There is no such thing as a free lunch but the ticket prices of political dinners can fluctuate widely, indicating the relative power, popularity or influence of the guest of honour. The cheapest, at pounds 50 a ticket, is the Conservative London Region Dinner (including wine) with William Hague on 28 April at the Marriott Hotel, Grosvenor Square; pounds 125 buys dinner with Baroness Thatcher on 20 April to celebrate the 20th anniversary of her election as Prime Minister. But pounds 200 a plate is the price Stephen Twigg is charging for his champagne reception and dinner with the MP for Hartlepool. The price of New Labour can never be too high.
JAMES ARBUTHNOT, the Conservative Chief Whip, broke parliamentary convention last week by moving the writ for the Newark by-election. Making his first speech in the Commons since the general election, Mr Arbuthnot triggered a debate that resulted in the Government successfully voting down his application.
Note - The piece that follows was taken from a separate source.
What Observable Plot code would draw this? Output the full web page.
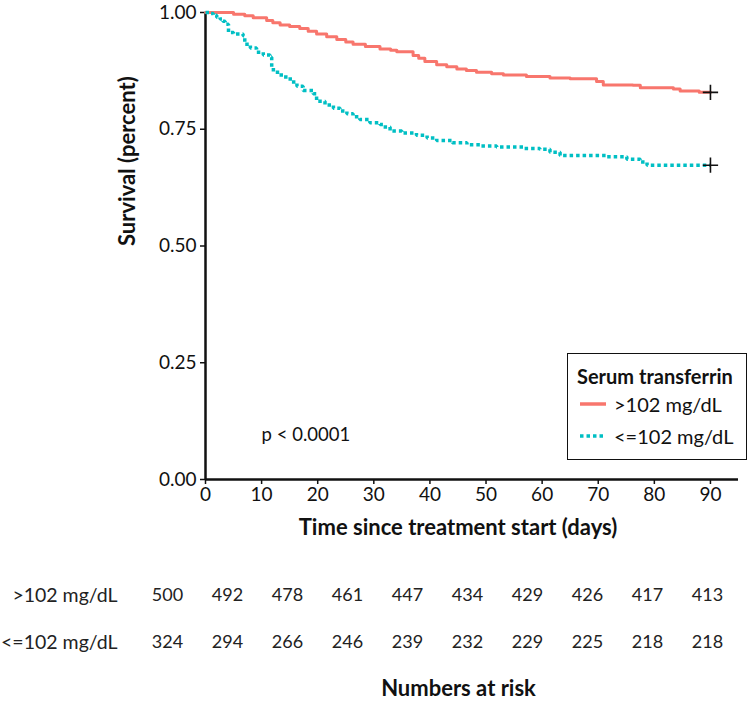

In the past it has been a well-established principle that the party currently holding a seat applies to move the writ to set in train the by- election. During Harold Wilson's time as Prime Minister, his government frequently avoided by-election trouble by leaving a vacancy unfilled for anything up to a year. A subsequent gentlemen's agreement was established that a by-election should be held within three months of a vacancy and only the party that previously held the seat should move the writ.
The Newark vacancy was declared by the High Court with effect from 19 March so Labour is perfectly within the convention provided the election is held by mid-June.
No one could fathom Mr Arbuthnot's motives since he did not have the votes in the division lobby to enforce his motion. He played a dangerous game, however, for the Tories in the future. Should a Conservative-held seat fall vacant, Labour will now be tempted to pull the same trick and move the writ to suit its own purposes. What is more, it has the majority to carry the motion. Parliamentary conventions are best maintained or breaches can return with a vengeance.
LIBERAL DEMOCRAT leadership contenders, who are not supposed to be campaigning for a vacancy that is not yet supposed to exist, are having difficulty in covering their tracks as their offices are mostly situated on the sixth floor of the office block at 7 Millbank where the walls are exceptionally thin.
While Don Foster and Nick Harvey continue to maintain outwardly friendly relationships, their aides' ears are pressed to the wall, trying to overhear the respective hushed whispers of endless streams of former Liberal Democrat press officers who are suddenly filing into each other's offices. Paddy Ashdown's injunction that there should be no campaigning for the leadership is being honoured rather more in the breach than the observance.
WITH RECENT press rows over the high-life comforts of ministers when flying abroad, Downing Street has hit on the clever wheeze of buying peace with journalists.
When the Prime Minister visits Chicago and Washington for the Nato summit later this month, lobby correspondents, broadcasters and photographers will travel Club Class in the Prime Minister's aircraft - at a cost of pounds 3,500 to their editors. In the past the press have been confined to the back of ageing RAF VC10s.